Is there some kind of litmus-test?
Thank you for helping me once again correct my drift. Bracing and brisk–just how I need it.
excellent post. i wasted some time on the internet…just long enough to find it. and now i am shutting the damn thing off.
Just read this great post yesterday by Ryan Holiday on what happens when I get lost fiddling around on the internet instead of getting my job done … on a brighter note it points to what’s possible if I don’t do that!
http://www.ryanholiday.net/the-temptation/
I’m hanging this on my wall: “Stop b**tching about it, your a pro, now get back to work.”
Amazing–wisdom and advice that can be applied to any struggle. I can think of at least a dozen people besides myself who need to read this. Thank you.
1. Terrific post, the most useful in weeks. I would welcome more about this topic.
2. Some of the most popular posts in this space have been those in the “Artist and Addict” series.
The term ‘artist and addict’ doesn’t appear in the drop-down THE SERIES header. When I googled it, your post of May 18 was the only one to come up.

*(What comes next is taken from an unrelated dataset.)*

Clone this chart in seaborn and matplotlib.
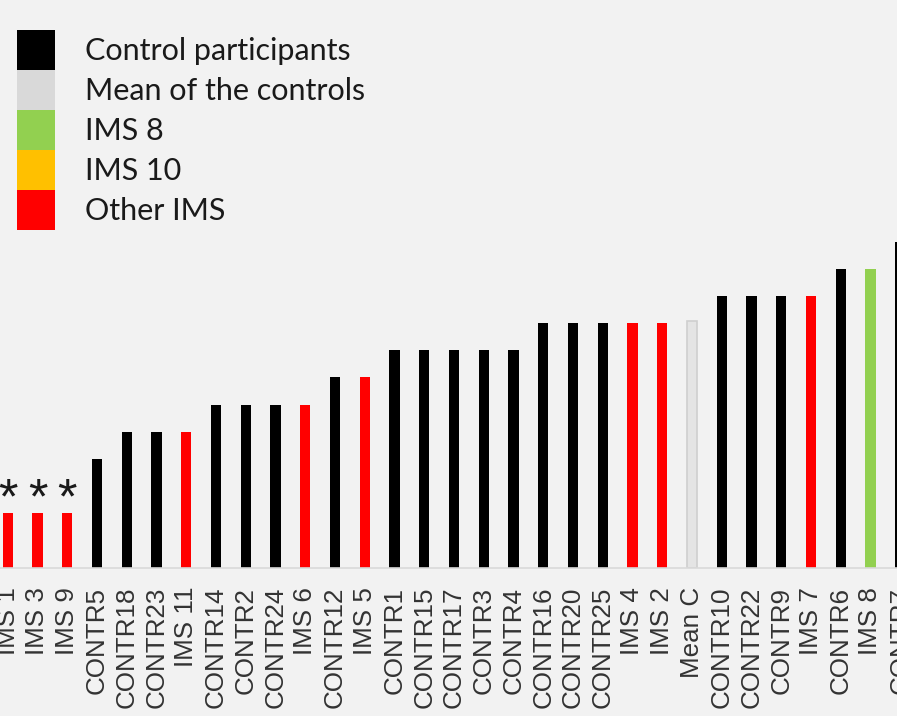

Whatever more you write about this topic, I will read very attentively indeed. If the site contains posts thereon I haven’t noticed, maybe I’m not the only reader who would appreciate a directory.
gs, we’re actually putting together a book that features some of this. More to come!
this is an eye opener! many thanks!
Top notch, Steve! also, ‘frickin too close to home.
Thank you very much.
Rod
Oh.
Thank you for writing a post that coalesces the cacophony of “advices” into a beautiful simple melody I can hear.